Denis Mukwege – 2014, République démocratique du Congo

© Courtesy of Stichting Vluchteling
Le médecin congolais Denis Mukwege a consacré sa vie à soigner des dizaines de milliers de victimes de viols et de violences sexuelles, ainsi qu’à protéger celles, tout aussi nombreuses, qui en sont menacées.

Né à Bukavu en 1955, il étudie la médecine et fonde le service de gynécologie de l'hôpital de Lemera, dans l'est de la République démocratique du Congo, qui sera détruit lorsque la guerre éclatera en 1996. Denis Mukwege se réfugie alors à Bukavu et y ouvre un hôpital de campagne, doté d'un service de maternité et d'une salle d'opération, mais tout est à nouveau réduit à néant en 1998, durant la seconde guerre du Congo. Il en aurait fallu davantage pour décourager Mukwege, qui reconstruit son hôpital à Panzi, travaille de longues heures et forme une équipe afin de soigner les victimes violées par les combattants, qui avaient désigné les femmes comme «l'ennemi commun». Plusieurs dizaines de milliers de femmes ont été soignées au sein de son hôpital depuis sa réouverture en 1999, lorsqu'il reçoit la première victime de viol, blessée par balles aux organes génitaux et aux cuisses. En quelques semaines, des dizaines de femmes ayant subi viols et tortures se rendent à l'hôpital.

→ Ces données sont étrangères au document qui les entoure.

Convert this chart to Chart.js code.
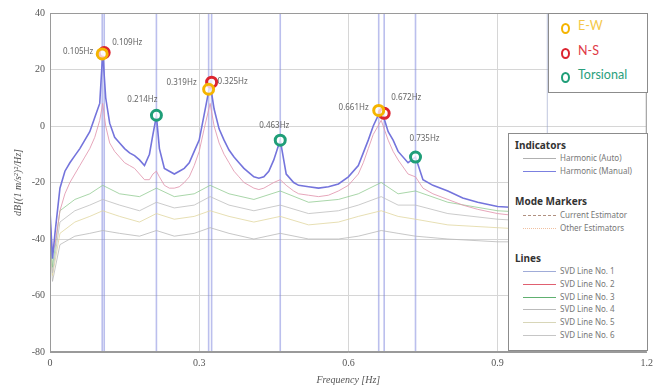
<!DOCTYPE html>
<html>
<head>
<meta charset="utf-8">
<script src="https://cdn.jsdelivr.net/npm/chart.js"></script>
<style>
body{margin:0;background:#fff}
#wrap{position:relative;width:658px;height:387px}
.box{position:absolute;background:#fff;border:1.5px solid #8c8c8c;box-sizing:border-box}
.row{position:absolute;white-space:nowrap}
.ring{position:absolute;width:9px;height:11px;border-radius:50%;box-sizing:border-box;border:2.5px solid}
.mode{font-family:Lato,sans-serif;font-size:12.5px}
.head{font-family:"Noto Sans",sans-serif;font-size:10px;font-weight:bold;color:#333}
.key{font-family:"Noto Sans",sans-serif;font-size:8px;color:#777}
.smp{position:absolute;width:33px;height:0;border-top:1px solid}
</style>
</head>
<body>
<div id="wrap">
<canvas id="myChart" width="658" height="387"></canvas>
<div class="box" id="modes" style="left:548px;top:13px;width:100px;height:80px"></div>
<div class="box" id="keys" style="left:508px;top:133px;width:140px;height:218px"></div>
</div>
<script>
// spectrum data (dB)
var freqs = [0, 0.005, 0.01, 0.02, 0.03, 0.04, 0.05, 0.06, 0.07, 0.08, 0.09, 0.1, 0.106, 0.112, 0.12, 0.13, 0.14, 0.15, 0.16, 0.17,
  0.18, 0.19, 0.2, 0.207, 0.214, 0.22, 0.23, 0.24, 0.25, 0.26, 0.27, 0.28, 0.29, 0.3, 0.31, 0.322, 0.33, 0.34, 0.35, 0.36,
  0.37, 0.38, 0.39, 0.4, 0.41, 0.42, 0.43, 0.44, 0.45, 0.463, 0.475, 0.49, 0.5, 0.52, 0.54, 0.56, 0.58, 0.6, 0.62, 0.63,
  0.64, 0.65, 0.666, 0.68, 0.69, 0.7, 0.72, 0.735, 0.75, 0.77, 0.8, 0.83, 0.86, 0.9, 0.95, 1.0, 1.05, 1.1, 1.15, 1.2];
var svd1 = [-30, -47, -38, -22, -16, -13, -10.5, -8, -5, -2, 3, 8, 26, 10, 1, -4, -6, -8, -9.5, -10.5,
  -12, -14, -10, -3, 3.5, -8, -15, -16, -17, -16, -15, -13, -9, -5, 4, 15, 6, -1, -5, -8.5,
  -11, -13, -15, -16.5, -18, -18.5, -18, -16, -12, -5, -17, -20, -21, -21.5, -22, -21.5, -20.5, -18, -14, -9.5,
  -5, 0, 6, -2, -5, -9, -13, -11, -19, -21, -23, -25.5, -27, -28.5, -29, -29.5, -30, -30, -30.5, -31];
var svd2 = [-32, -45, -42, -30, -24, -20, -17, -14, -11, -8, -4, 2, 8, 0, -6, -9, -11, -13, -14, -15,
  -17, -19, -19, -17, -16, -18, -21, -22, -22, -21.5, -20, -18, -14, -9, -1, 8, 0, -6, -10, -13,
  -16, -18, -20, -21, -22, -22.5, -22, -21, -20, -19, -21, -23, -24, -24.5, -25, -24.5, -23, -21, -17, -13,
  -8, -3, 2, -5, -9, -12, -17, -18, -22, -24, -26, -28, -29.5, -31, -32, -32.5, -33, -33, -33.5, -34];

var freqsLow = [0, 0.005, 0.02, 0.05, 0.08, 0.106, 0.14, 0.18, 0.214, 0.25, 0.29, 0.322, 0.36, 0.41, 0.463, 0.52,
  0.58, 0.62, 0.666, 0.7, 0.735, 0.8, 0.9, 1.0, 1.1, 1.2];
var svd3 = [-35, -50, -30, -26, -24, -21, -24, -25, -22, -25, -24, -21, -24, -26, -23, -27, -26, -24, -20, -24, -23, -27, -30, -31, -32, -33];
var svd4 = [-36, -52, -34, -30, -28, -26, -28, -30, -27, -29, -28, -25, -28, -30, -28, -31, -30, -28, -25, -28, -28, -31, -33, -34, -35, -35];
var svd5 = [-38, -53, -38, -34, -32, -30, -32, -34, -31, -33, -32, -30, -32, -34, -32, -35, -34, -32, -30, -32, -33, -35, -36, -37, -38, -38];
var svd6 = [-40, -55, -42, -39, -38, -37, -38, -39, -37, -39, -38, -36, -38, -40, -38, -40, -40, -39, -37, -38, -39, -40, -41, -41, -42, -42];

// picked modes
var ewFreq = [0.105, 0.319, 0.661];
var ewDb = [25.5, 13, 5.5];
var nsFreq = [0.109, 0.325, 0.672];
var nsDb = [26, 15.5, 4.5];
var torFreq = [0.214, 0.463, 0.735];
var torDb = [3.8, -5, -11];

// harmonic indicators
var manualFreqs = [0.105, 0.109, 0.214, 0.319, 0.325, 0.463, 0.661, 0.672, 0.735];
var autoFreqs = [1.0];

var xTicks = [0, 0.3, 0.6, 0.9, 1.2];
var yMin = -80, yMax = 40;

var modeNames = ["E-W", "N-S", "Torsional"];
var modeColors = ["#f5b400", "#dc2430", "#1f9e78"];
var modeTextColors = ["#f4c84a", "#e03a46", "#2aa07c"];
var svdNames = ["SVD Line No. 1", "SVD Line No. 2", "SVD Line No. 3", "SVD Line No. 4", "SVD Line No. 5", "SVD Line No. 6"];
var svdColors = ["#7474dc", "rgba(226,150,175,0.85)", "rgba(140,200,140,0.75)", "rgba(190,190,190,0.8)", "rgba(225,215,160,0.8)", "rgba(185,185,185,0.8)"];
var svdKeyColors = ["#a0acd8", "#e06070", "#60b070", "#bbbbbb", "#d8d6b8", "#c6c6c6"];

function pairs(xs, ys){
  return xs.map(function(x, i){ return {x: x, y: ys[i]}; });
}

var datasets = [];
var svdData = [[freqs, svd1], [freqs, svd2], [freqsLow, svd3], [freqsLow, svd4], [freqsLow, svd5], [freqsLow, svd6]];
svdData.forEach(function(d, i){
  datasets.push({
    label: svdNames[i], data: pairs(d[0], d[1]),
    borderColor: svdColors[i], borderWidth: i === 0 ? 1.6 : 1,
    pointRadius: 0, tension: 0, order: 2 + i
  });
});
manualFreqs.forEach(function(f){
  datasets.push({data: [{x: f, y: yMin}, {x: f, y: yMax}], borderColor: "rgba(120,128,220,0.5)", borderWidth: 1.6, pointRadius: 0, order: 20});
});
autoFreqs.forEach(function(f){
  datasets.push({data: [{x: f, y: yMin}, {x: f, y: yMax}], borderColor: "rgba(150,160,200,0.6)", borderWidth: 1, pointRadius: 0, order: 20});
});
var markerSets = [[ewFreq, ewDb], [nsFreq, nsDb], [torFreq, torDb]];
markerSets.forEach(function(m, i){
  datasets.push({
    label: modeNames[i], data: pairs(m[0], m[1]), showLine: false, isMarker: true,
    pointStyle: "circle", pointRadius: 5, pointBorderWidth: 3,
    pointBorderColor: modeColors[i], pointBackgroundColor: "rgba(255,255,255,0.75)", order: 0
  });
});

// label offsets per marker group: [dx, dy, align]
var labelOffsets = [
  [[-9, -2, "right"], [-12, -7, "right"], [-10, -3, "right"]],
  [[8, -10, "left"], [6, 0, "left"], [7, -16, "left"]],
  [[-14, -16, "center"], [-6, -14, "center"], [9, -18, "center"]]
];

var extras = {
  id: "extras",
  afterDatasetsDraw: function(chart){
    var ctx = chart.ctx, a = chart.chartArea;
    ctx.save();
    ctx.strokeStyle = "#9a9a9a";
    ctx.lineWidth = 1;
    ctx.strokeRect(a.left + 0.5, a.top + 0.5, a.right - a.left - 1, a.bottom - a.top - 1);
    ctx.font = "8px 'Noto Sans', sans-serif";
    ctx.fillStyle = "#666";
    ctx.textBaseline = "middle";
    var g = 0;
    chart.data.datasets.forEach(function(ds, di){
      if (!ds.isMarker) return;
      var meta = chart.getDatasetMeta(di);
      meta.data.forEach(function(p, i){
        var o = labelOffsets[g][i];
        ctx.textAlign = o[2];
        ctx.fillText(ds.data[i].x.toFixed(3) + "Hz", p.x + o[0], p.y + o[1]);
      });
      g++;
    });
    ctx.restore();
  }
};

new Chart("myChart", {
  type: "line",
  data: {datasets: datasets},
  plugins: [extras],
  options: {
    responsive: false,
    animation: false,
    layout: {padding: {top: 13, right: 8, left: 0, bottom: 0}},
    plugins: {legend: {display: false}, tooltip: {enabled: false}},
    scales: {
      x: {
        type: "linear", min: 0, max: 1.2,
        afterBuildTicks: function(s){ s.ticks = xTicks.map(function(v){ return {value: v}; }); },
        afterFit: function(s){ s.height = 35; },
        grid: {color: "#d6d6d6", drawTicks: false},
        border: {color: "#9a9a9a"},
        ticks: {padding: 5, color: "#555", font: {family: "'Liberation Serif', serif", size: 10},
          callback: function(v){ return String(+v.toFixed(1)); }},
        title: {display: true, text: "Frequency [Hz]", color: "#555",
          font: {family: "'Liberation Serif', serif", size: 10, style: "italic"}, padding: {top: 0, bottom: 1}}
      },
      y: {
        min: yMin, max: yMax,
        ticks: {stepSize: 20, padding: 5, color: "#555", font: {family: "'Liberation Serif', serif", size: 10}},
        afterFit: function(s){ s.width = 50; },
        grid: {color: "#d6d6d6", drawTicks: false},
        border: {color: "#9a9a9a"},
        title: {display: true, text: "dB[(1 m/s²)²/Hz]", color: "#555",
          font: {family: "'Liberation Serif', serif", size: 10, style: "italic"}, padding: {top: 12, bottom: 0}}
      }
    }
  }
});

// mode legend
var modesBox = document.getElementById("modes");
modeNames.forEach(function(n, i){
  var top = 9 + i * 24.5;
  modesBox.innerHTML += '<div class="ring" style="left:12px;top:' + top + 'px;border-color:' + modeColors[i] + '"></div>' +
    '<div class="row mode" style="left:29px;top:' + (top - 5) + 'px;color:' + modeTextColors[i] + '">' + n + '</div>';
});

// key legend
var keysBox = document.getElementById("keys");
function head(text, y){
  keysBox.innerHTML += '<div class="row head" style="left:6px;top:' + (y - 7) + 'px">' + text + '</div>';
}
function key(text, y, style){
  keysBox.innerHTML += '<div class="smp" style="left:14px;top:' + y + 'px;' + style + '"></div>' +
    '<div class="row key" style="left:51px;top:' + (y - 6) + 'px">' + text + '</div>';
}
head("Indicators", 11);
key("Harmonic (Auto)", 24, "border-top-color:#b0b0b0");
key("Harmonic (Manual)", 37, "border-top-color:#7b80e0");
head("Mode Markers", 67);
key("Current Estimator", 81, "border-top:1px dashed #b09080");
key("Other Estimators", 94, "border-top:1px dotted #f0c0a0");
head("Lines", 124);
svdNames.forEach(function(n, i){
  key(n, 137 + i * 12.8, "border-top-color:" + svdKeyColors[i]);
});
</script>
</body>
</html>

Denis Mukwege est un expert mondialement reconnu dans le domaine du traitement des troubles pathologiques et psychosociaux résultant de violences sexuelles. L'hôpital qu'il dirige à Panzi dispense des soins d'ordre psychologique et physique et aide les victimes à acquérir de nouvelles compétences pour gagner leur vie, car elles sont souvent rejetées par leur entourage. Les jeunes filles bénéficient également d'une aide pour retourner à l'école, et les personnes désireuses d'obtenir réparation en justice ont accès à une aide juridictionnelle.

Denis Mukwege se bat sans relâche pour les femmes victimes d'atrocités depuis qu'il a reconnu, sur sa table d'opération, une jeune femme qu'il avait vue naître à l'hôpital de Panzi. Pour lui, ce moment a été un véritable déclencheur, qui l'a poussé à sortir du cadre médical et incité à s'exprimer dans son pays et à l'étranger pour réclamer la fin des violences causées par la lutte pour le contrôle des ressources naturelles en République démocratique du Congo. En 2012, il en est lui-même victime lorsque des hommes armés entrent chez lui par effraction et pointent leur armes sur ses filles. Son garde du corps et ami est tué, mais le docteur parvient à s'échapper et à se réfugier en Suède, puis en Belgique, avec sa famille. Il rentre au Congo en 2013 grâce à un groupe de femmes qui, bien qu'elles vivent avec moins d'un dollar par jour, se cotisent pour payer son billet d'avion.

Denis Mukwege vit aujourd'hui à l'hôpital de Panzi, malgré les menaces qui continuent de peser sur sa vie. Créateur de la Fondation Dr. Denis Mukwege, qui soutient un réseau mondial de personnes ayant survécu à des violences sexuelles, il participe également activement à la procédure législative au Parlement européen qui aboutit en 2017 à l'adoption d'un règlement sur les minerais provenant de zones de conflit, afin d'empêcher l'exportation vers l'Europe de certains minerais et métaux issus de telles zones.

Depuis 2008, le travail de Denis Mukwege lui a valu des dizaines de distinctions, dont le prix des droits de l'homme des Nations unies en 2008, le prix de la paix de Séoul en 2016 et le prix Nobel de la Paix en 2018. Il est également diplômé honoris causa des universités d'Édimbourg et de Harvard. Un documentaire de 2015 intitulé «L'Homme qui répare les femmes: la colère d'Hippocrate» relate sa vie et son travail. Le film été sous-titré dans toutes les langues officielles des États membres de l'Union, avec le soutien du Parlement européen. En mars 2020, Denis Mukwege est nommé coordinateur des travaux de la commission «Santé» de lutte contre la COVID-19 dans la région du Sud-Kivu.